Warnex had been working to find a way of repaying debentures held by key investor Persistance Capital Partners (PCP) – a Quebec private equity group - after receiving a default notice at the end of March.
The new financing deal – a credit facility with Accord Financial Inc – enables Warnex to pay the C$975,947 ($979,641) it owes PCP and, according to chairman Michael Singer, gives the firm the opportunity to pursue it strategic aims.
"This credit facility allows Warnex to replace its convertible debentures with new non-dilutive financing and serves to demonstrate a continued commitment towards restructuring the company's balance sheet and providing the company with access to capital in order to pursue its objectives.”
These strategic aims include the sale of the firm’s remaining divisions – analytical services and bioanalytical services. Warnex did not say if efforts to find buyers for the two units have advanced since March, which it announced that the businesses have attracted suitors.

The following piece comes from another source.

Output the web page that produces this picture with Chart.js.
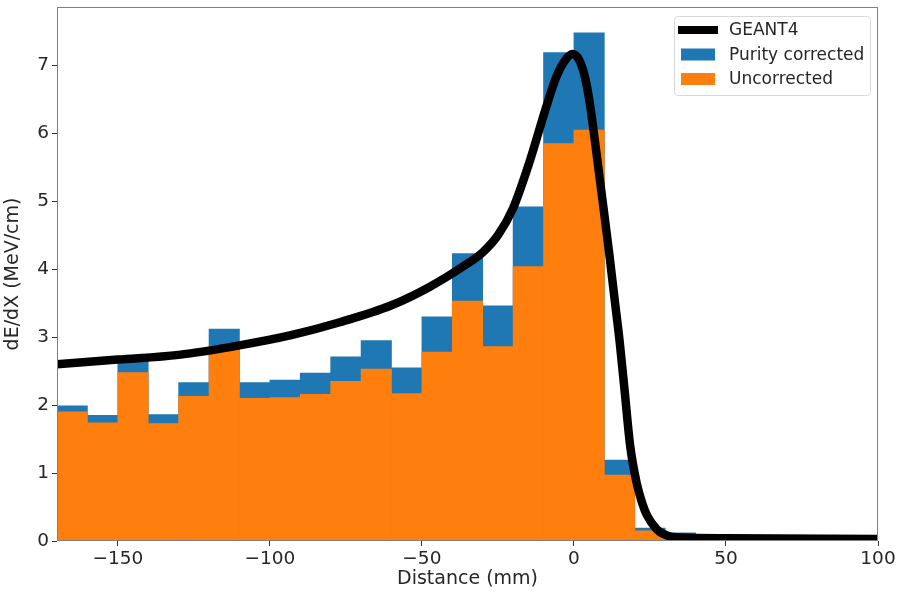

One aim that Warnex has achieved is continued listing. The Quebec firm has been searching for a new index since January, when it announced that it would be forced to leave the Toronto Stock Exchange (TSX) after falling out of step with listing requirements.
This search appears to have been successful with – from tomorrow – Warnex transferring to the TSX’s venture exchange, whose members include 29 companies involved in the pharmaceutical business.
It said: “The common shares of Warnex will be delisted from TSX at the close of market on April 23, 2012. Effective April 24, 2012, the Common Shares will start trading on the TSX Venture Exchange.”